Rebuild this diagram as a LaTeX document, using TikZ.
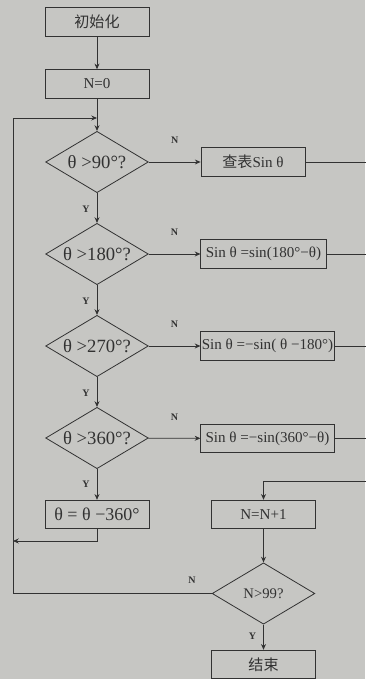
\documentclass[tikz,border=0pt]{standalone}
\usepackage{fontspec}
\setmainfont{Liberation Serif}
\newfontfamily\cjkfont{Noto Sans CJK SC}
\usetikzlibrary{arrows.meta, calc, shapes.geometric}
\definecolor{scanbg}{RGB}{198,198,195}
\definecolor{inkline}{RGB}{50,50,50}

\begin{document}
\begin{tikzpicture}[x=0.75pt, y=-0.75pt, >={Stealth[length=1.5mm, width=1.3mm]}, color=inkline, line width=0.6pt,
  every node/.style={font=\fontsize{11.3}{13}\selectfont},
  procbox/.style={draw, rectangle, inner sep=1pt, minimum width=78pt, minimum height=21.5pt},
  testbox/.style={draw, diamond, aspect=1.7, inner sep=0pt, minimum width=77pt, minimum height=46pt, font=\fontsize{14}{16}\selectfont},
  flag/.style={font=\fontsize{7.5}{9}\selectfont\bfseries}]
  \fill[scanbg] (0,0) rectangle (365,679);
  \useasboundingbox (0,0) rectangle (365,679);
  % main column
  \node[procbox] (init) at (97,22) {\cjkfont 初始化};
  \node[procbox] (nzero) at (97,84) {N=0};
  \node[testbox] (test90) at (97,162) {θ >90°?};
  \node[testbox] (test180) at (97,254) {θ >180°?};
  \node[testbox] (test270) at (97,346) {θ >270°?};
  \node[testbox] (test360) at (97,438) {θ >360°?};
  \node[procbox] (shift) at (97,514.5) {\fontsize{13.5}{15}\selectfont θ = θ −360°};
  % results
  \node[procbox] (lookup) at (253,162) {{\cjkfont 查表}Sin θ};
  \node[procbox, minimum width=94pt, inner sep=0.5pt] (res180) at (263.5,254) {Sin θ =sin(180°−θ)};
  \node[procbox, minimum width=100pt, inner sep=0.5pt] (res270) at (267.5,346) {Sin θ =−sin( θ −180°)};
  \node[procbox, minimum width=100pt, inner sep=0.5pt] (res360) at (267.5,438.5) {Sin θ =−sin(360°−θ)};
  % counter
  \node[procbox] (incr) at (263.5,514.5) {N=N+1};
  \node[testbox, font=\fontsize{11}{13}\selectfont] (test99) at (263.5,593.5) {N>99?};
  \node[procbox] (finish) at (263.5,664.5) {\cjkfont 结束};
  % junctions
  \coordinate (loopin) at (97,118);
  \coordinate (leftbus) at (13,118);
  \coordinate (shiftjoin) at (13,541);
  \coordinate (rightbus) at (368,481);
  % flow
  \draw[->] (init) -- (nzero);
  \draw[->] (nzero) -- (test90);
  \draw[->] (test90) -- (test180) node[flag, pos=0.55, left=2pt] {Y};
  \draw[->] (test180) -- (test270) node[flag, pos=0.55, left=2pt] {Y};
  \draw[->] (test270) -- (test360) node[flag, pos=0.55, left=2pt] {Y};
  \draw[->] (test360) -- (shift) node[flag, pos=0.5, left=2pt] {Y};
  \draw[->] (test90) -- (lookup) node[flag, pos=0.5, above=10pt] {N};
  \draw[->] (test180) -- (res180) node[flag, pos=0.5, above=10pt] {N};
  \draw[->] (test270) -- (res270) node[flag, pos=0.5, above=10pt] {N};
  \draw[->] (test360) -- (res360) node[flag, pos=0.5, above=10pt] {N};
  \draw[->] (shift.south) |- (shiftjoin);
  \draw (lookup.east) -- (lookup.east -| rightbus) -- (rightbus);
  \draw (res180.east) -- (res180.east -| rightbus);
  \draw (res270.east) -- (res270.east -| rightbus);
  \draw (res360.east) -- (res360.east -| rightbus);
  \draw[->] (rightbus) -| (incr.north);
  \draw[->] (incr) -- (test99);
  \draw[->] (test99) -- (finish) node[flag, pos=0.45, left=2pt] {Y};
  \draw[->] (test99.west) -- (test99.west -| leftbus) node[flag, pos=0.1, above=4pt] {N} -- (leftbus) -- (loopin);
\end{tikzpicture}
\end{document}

--------------------

_WORK INSTRUCTIONS_. Quote all the lines above exactly as given. Do not include the pictures.

_FULL RESPONSE_.
Rebuild this diagram as a LaTeX document, using TikZ.
\documentclass[tikz,border=0pt]{standalone}
\usepackage{fontspec}
\setmainfont{Liberation Serif}
\newfontfamily\cjkfont{Noto Sans CJK SC}
\usetikzlibrary{arrows.meta, calc, shapes.geometric}
\definecolor{scanbg}{RGB}{198,198,195}
\definecolor{inkline}{RGB}{50,50,50}

\begin{document}
\begin{tikzpicture}[x=0.75pt, y=-0.75pt, >={Stealth[length=1.5mm, width=1.3mm]}, color=inkline, line width=0.6pt,
  every node/.style={font=\fontsize{11.3}{13}\selectfont},
  procbox/.style={draw, rectangle, inner sep=1pt, minimum width=78pt, minimum height=21.5pt},
  testbox/.style={draw, diamond, aspect=1.7, inner sep=0pt, minimum width=77pt, minimum height=46pt, font=\fontsize{14}{16}\selectfont},
  flag/.style={font=\fontsize{7.5}{9}\selectfont\bfseries}]
  \fill[scanbg] (0,0) rectangle (365,679);
  \useasboundingbox (0,0) rectangle (365,679);
  % main column
  \node[procbox] (init) at (97,22) {\cjkfont 初始化};
  \node[procbox] (nzero) at (97,84) {N=0};
  \node[testbox] (test90) at (97,162) {θ >90°?};
  \node[testbox] (test180) at (97,254) {θ >180°?};
  \node[testbox] (test270) at (97,346) {θ >270°?};
  \node[testbox] (test360) at (97,438) {θ >360°?};
  \node[procbox] (shift) at (97,514.5) {\fontsize{13.5}{15}\selectfont θ = θ −360°};
  % results
  \node[procbox] (lookup) at (253,162) {{\cjkfont 查表}Sin θ};
  \node[procbox, minimum width=94pt, inner sep=0.5pt] (res180) at (263.5,254) {Sin θ =sin(180°−θ)};
  \node[procbox, minimum width=100pt, inner sep=0.5pt] (res270) at (267.5,346) {Sin θ =−sin( θ −180°)};
  \node[procbox, minimum width=100pt, inner sep=0.5pt] (res360) at (267.5,438.5) {Sin θ =−sin(360°−θ)};
  % counter
  \node[procbox] (incr) at (263.5,514.5) {N=N+1};
  \node[testbox, font=\fontsize{11}{13}\selectfont] (test99) at (263.5,593.5) {N>99?};
  \node[procbox] (finish) at (263.5,664.5) {\cjkfont 结束};
  % junctions
  \coordinate (loopin) at (97,118);
  \coordinate (leftbus) at (13,118);
  \coordinate (shiftjoin) at (13,541);
  \coordinate (rightbus) at (368,481);
  % flow
  \draw[->] (init) -- (nzero);
  \draw[->] (nzero) -- (test90);
  \draw[->] (test90) -- (test180) node[flag, pos=0.55, left=2pt] {Y};
  \draw[->] (test180) -- (test270) node[flag, pos=0.55, left=2pt] {Y};
  \draw[->] (test270) -- (test360) node[flag, pos=0.55, left=2pt] {Y};
  \draw[->] (test360) -- (shift) node[flag, pos=0.5, left=2pt] {Y};
  \draw[->] (test90) -- (lookup) node[flag, pos=0.5, above=10pt] {N};
  \draw[->] (test180) -- (res180) node[flag, pos=0.5, above=10pt] {N};
  \draw[->] (test270) -- (res270) node[flag, pos=0.5, above=10pt] {N};
  \draw[->] (test360) -- (res360) node[flag, pos=0.5, above=10pt] {N};
  \draw[->] (shift.south) |- (shiftjoin);
  \draw (lookup.east) -- (lookup.east -| rightbus) -- (rightbus);
  \draw (res180.east) -- (res180.east -| rightbus);
  \draw (res270.east) -- (res270.east -| rightbus);
  \draw (res360.east) -- (res360.east -| rightbus);
  \draw[->] (rightbus) -| (incr.north);
  \draw[->] (incr) -- (test99);
  \draw[->] (test99) -- (finish) node[flag, pos=0.45, left=2pt] {Y};
  \draw[->] (test99.west) -- (test99.west -| leftbus) node[flag, pos=0.1, above=4pt] {N} -- (leftbus) -- (loopin);
\end{tikzpicture}
\end{document}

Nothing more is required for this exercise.